By Gary Graham
My first venture into Baja was Easter week 1969, when I traveled with my very excited nine year-old son Greg to Loreto. What an adventure it was for the two of us. With many moving parts, I had planned the trip with attention to detail.
Although we were scheduled to depart from Tijuana on a DC-3 that Ed Tabor, founder of Loreto’s “Flying Sportsmen Lodge” piloted, I soon learned those early days traveling in Baja more often than not demanded patience and last-minute adjustments.
This trip began with a cranky motor that refused to start.
Greg and I, with our luggage in tow, found another airline and were able to catch a flight later in the day to La Paz, and by adjusting our schedule, we spent the night in the La Perla Hotel on the malecón overlooking La Paz Bay. Then, hiring a cab the following morning, we agonized through a five-hour, steaming hot ride (with all the windows open) in the early afternoon pulling into Ed Tabor’s Lodge poised on Loreto’s beachfront overlooking the sparking Sea of Cortez.
Exiting the taxi, we looked around and both became Baja aficionados for life.
Our expectations of the local fishing resulted from WON’s Ray Cannon columns as well as his “Sea of Cortez” book.
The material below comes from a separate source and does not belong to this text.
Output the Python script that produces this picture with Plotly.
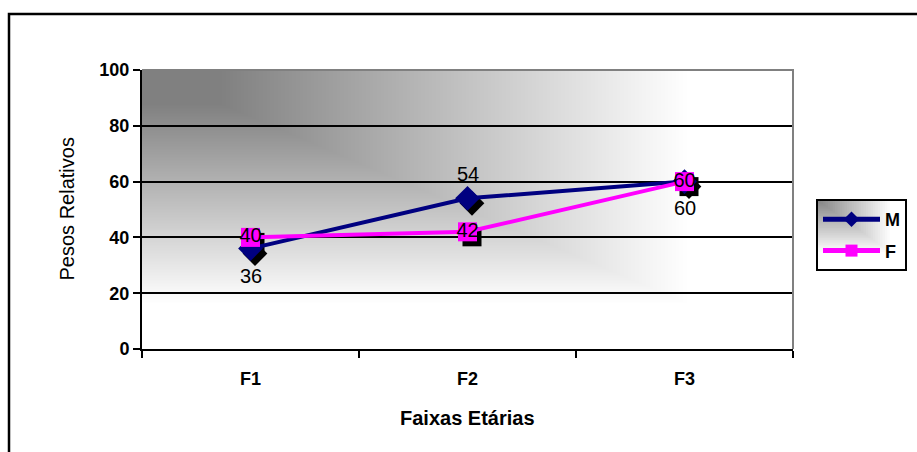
import base64
import struct
import zlib

import numpy as np
import plotly.graph_objects as go

# ---- data -------------------------------------------------------------
categories = ["F1", "F2", "F3"]
m_values = [36, 54, 60]
f_values = [40, 42, 60]
m_label_shift = [-27, 24, -26]   # M labels: below, above, below the marker
y_ticks = [0, 20, 40, 60, 80, 100]

# ---- page geometry ----------------------------------------------------
W, H = 917, 452
ML, MR, MT, MB = 142, 5, 70, 103
PLOT_R = 793                      # right edge of the plotting area (px)
PAPER_W = W - ML - MR
PW = PLOT_R - ML
PH = H - MT - MB
FONT = "Arial, Liberation Sans, sans-serif"

# legend box (px)
LG_L, LG_T, LG_R, LG_B = 816, 199, 911, 267


def px_x(px):
    """Horizontal page pixel -> paper fraction."""
    return (px - ML) / PAPER_W


def px_y(py):
    """Vertical page pixel -> paper fraction."""
    return (H - MB - py) / PH


def corner_level(t_raw, dark=128, start=0.12, span=0.72):
    t = np.clip((t_raw - start) / span, 0, 1)
    return np.round(dark + (255 - dark) * t).astype(np.uint8)


def corner_gradient(w, h, **kw):
    """Grey levels: dark in the top-left corner fading to white."""
    u = np.linspace(0, 1, w)[None, :]
    v = np.linspace(0, 1, h)[:, None]
    return corner_level(np.maximum(u, v), **kw)


def png_uri(gray):
    """Encode a 2-D uint8 grey array as a PNG data URI."""
    h, w = gray.shape
    rgb = np.repeat(gray[:, :, None], 3, axis=2)
    raw = b"".join(b"\x00" + rgb[r].tobytes() for r in range(h))

    def chunk(tag, data):
        body = tag + data
        return (struct.pack(">I", len(data)) + body
                + struct.pack(">I", zlib.crc32(body) & 0xFFFFFFFF))

    png = (b"\x89PNG\r\n\x1a\n"
           + chunk(b"IHDR", struct.pack(">IIBBBBB", w, h, 8, 2, 0, 0, 0))
           + chunk(b"IDAT", zlib.compress(raw, 9))
           + chunk(b"IEND", b""))
    return "data:image/png;base64," + base64.b64encode(png).decode()


x_idx = list(range(len(categories)))

# drop-shadow offset for the markers (a few pixels right and down)
sdx = 4.5 * len(categories) / PW
sdy = -5.0 * 100 / PH

M_COLOR = "#000080"
F_COLOR = "#FF00FF"
M_SIZE = 19
F_SIZE = 19

fig = go.Figure()

fig.add_trace(go.Scatter(
    x=[i + sdx for i in x_idx], y=[v + sdy for v in m_values],
    mode="markers", marker=dict(symbol="diamond", size=M_SIZE, color="black"),
    showlegend=False, hoverinfo="skip"))
fig.add_trace(go.Scatter(
    x=[i + sdx for i in x_idx], y=[v + sdy for v in f_values],
    mode="markers", marker=dict(symbol="square", size=F_SIZE, color="black"),
    showlegend=False, hoverinfo="skip"))

fig.add_trace(go.Scatter(
    x=x_idx, y=m_values, name="M", legendgroup="M",
    mode="lines+markers",
    line=dict(color=M_COLOR, width=4),
    marker=dict(symbol="diamond", size=M_SIZE, color=M_COLOR)))
fig.add_trace(go.Scatter(
    x=x_idx, y=f_values, name="F", legendgroup="F",
    mode="lines+markers+text",
    line=dict(color=F_COLOR, width=4),
    marker=dict(symbol="square", size=F_SIZE, color=F_COLOR),
    text=[str(v) for v in f_values], textposition="middle center",
    textfont=dict(family=FONT, size=20, color="black")))

annotations = [
    dict(text="Faixas Etárias", xref="paper", yref="paper",
         x=px_x((ML + PLOT_R) / 2), y=px_y(418),
         xanchor="center", yanchor="middle", showarrow=False,
         font=dict(family=FONT, size=20, color="black", weight="bold")),
    dict(text="Pesos Relativos", xref="paper", yref="paper",
         x=px_x(66), y=0.5, xanchor="center", yanchor="middle",
         textangle=-90, showarrow=False,
         font=dict(family=FONT, size=20, color="black")),
]
# value labels of the M series
for i, v, sh in zip(x_idx, m_values, m_label_shift):
    annotations.append(dict(
        text=str(v), x=i, y=v, xref="x", yref="y", yshift=sh,
        xanchor="center", yanchor="middle", showarrow=False,
        font=dict(family=FONT, size=20, color="black")))

shapes = [
    # outer chart frame
    dict(type="rect", xref="paper", yref="paper",
         x0=px_x(9), x1=px_x(W + 20), y0=px_y(H + 20), y1=px_y(14),
         line=dict(color="black", width=2.5), layer="below"),
    # grey top and right edges of the plot area
    dict(type="path", xref="x domain", yref="y domain",
         path="M 0,1 L 1,1 L 1,0",
         line=dict(color="#808080", width=2), layer="above"),
]

# shaded legend box: nested rectangles anchored at its top-left corner
lw, lh = LG_R - LG_L, LG_B - LG_T
for s in np.linspace(1.0, 0.0, 40, endpoint=False):
    g = int(corner_level(np.array(s), start=0.0, span=0.8))
    shapes.append(dict(
        type="rect", xref="paper", yref="paper",
        x0=px_x(LG_L), x1=px_x(LG_L + s * lw),
        y0=px_y(LG_T + s * lh), y1=px_y(LG_T),
        line=dict(width=0), fillcolor=f"rgb({g},{g},{g})", layer="above"))

fig.update_layout(
    width=W, height=H,
    margin=dict(l=ML, r=MR, t=MT, b=MB, autoexpand=False),
    paper_bgcolor="white",
    plot_bgcolor="rgba(0,0,0,0)",
    font=dict(family=FONT, color="black"),
    showlegend=True,
    legend=dict(
        x=px_x(LG_L), y=px_y(LG_T), xanchor="left", yanchor="top",
        bgcolor="rgba(0,0,0,0)", bordercolor="black", borderwidth=2,
        font=dict(family=FONT, size=18, color="black", weight="bold"),
        traceorder="grouped", tracegroupgap=5, itemwidth=57,
        itemsizing="constant",
    ),
    xaxis=dict(
        domain=[0, PW / PAPER_W],
        range=[-0.5, len(categories) - 0.5],
        tickmode="array", tickvals=x_idx, ticktext=categories,
        ticks="outside", ticklen=12, tickcolor="rgba(0,0,0,0)",
        tickfont=dict(family=FONT, size=18, color="black", weight="bold"),
        showline=True, linecolor="black", linewidth=2,
        showgrid=False, zeroline=False, fixedrange=True,
        minor=dict(tickmode="array",
                   tickvals=[i - 0.5 for i in range(len(categories) + 1)],
                   ticks="outside", ticklen=7, tickwidth=2,
                   tickcolor="black", showgrid=False),
    ),
    yaxis=dict(
        range=[0, 100], tickmode="array", tickvals=y_ticks,
        ticks="outside", ticklen=7, tickwidth=2, tickcolor="black",
        tickfont=dict(family=FONT, size=18, color="black", weight="bold"),
        showline=True, linecolor="black", linewidth=2,
        showgrid=True, gridcolor="black", gridwidth=2,
        zeroline=False, fixedrange=True,
    ),
    images=[
        dict(source=png_uri(corner_gradient(PW, PH)),
             xref="paper", yref="paper",
             x=0, y=1, sizex=PW / PAPER_W, sizey=1,
             xanchor="left", yanchor="top", sizing="stretch", layer="below"),
    ],
    shapes=shapes,
    annotations=annotations,
)

fig.write_html("out.html")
Greg and I had poured over the photos and I had read him portions of Cannon’s work often enough that he eagerly began reading everything about Baja that I had on hand.
However, the real fishing trip exceeded our expectations. Loreto’s dorado dazzled both of us and we frequently returned during the summers. It wasn’t long before Greg’s younger brother Geoff was enjoying these summer expeditions.
Soon after Mex 1 opened in 1973, towing a 19-foot Bayliner and driving a van filled with friends and family, I began exploring Baja from border to Lands End. A remote beach, Nopolo Cove, a few miles south of Loreto, became the perfect set up for us and the sleepy village of Loreto became a frequent destination.
By the mid-1970s, Yvonne and her family, Teri, Julie, and Michael and mine merged, and suddenly there were seven of us enjoying Baja’s bounties.
Magic Baja moments continued: We went from a van to a self-contained RV, from a small boat that we towed to a Blackman that, once there, we could leave for extended periods of time. Instead of camping, Rancho Deluxe, our home on an East Cape beach lasted 18-years.
We rode for miles on the empty beaches on our ATVs, Yvonne and I, and shared our large home with many of our friends and family. Our neighbors were a few gringos who had retired in a small trailer park near us, but most of our friends were locals—captains, crews, and residents.
Slowly, very slowly, the beaches began filling with rental ATVs. Anglers began arriving who wanted to fish from the shore – not from the boats – and more and more houses were built along the water, with more and more retirees moving in from other countries.
For the past several years, I’ve had reason to return to Loreto more frequently. I have been honored to sit in on a bold experiment to improve communications between the Sportfishing Association of California, the sportfishing industry and various Baja and Mexican Riviera Ports on the West Coast of Mexico, with Loreto added in 2017.
Anchored around the sportfishing show “Let’s Talk Hook Up,” a two-hour broadcast, it has allowed representatives of local sport fishing and tourism interests, along with government officials to promote their respective areas, as well as exchange ideas with their counterparts from Southern California and to develop stronger, long-term International relationships between local businesses and government representatives from both countries.
The more often I return, the more Loreto continues to dazzle me. It has changed and grown, but more slowly than its sister cities, and it has remained picturesque as well as extremely fishable.
In early January 2018, three giant yellowfin tuna weighing 424.6, 319, and 212.5-pounds were caught over a three-day period off Loreto, and the local fishing came of age, underscoring the impact that the new Marina Puerto Escondido is having on local sportfishing drawing larger sport fishers capable of traveling farther offshore, and not being as dependent on only the traditional dorado and yellowtail fishery.
According to his website, Jay Yadon, owner of Outpost Charters in Loreto, offers a 40-foot Luhrs Express model boat, powered by two 430 HP Caterpillar engines. I’m pretty sure that it won’t be long before others join that one in the newly-completed Marina facility in Puerto Escondido.
Loreto already attracts a procession of anglers from around the world who come beginning in June and continuing until September, or later, in search of the astonishing inshore and offshore fishing. The surrounding islands offer exceptional sportfishing for an abundance of yellowtail, sailfish, dorado, marlin, tuna, and roosterfish.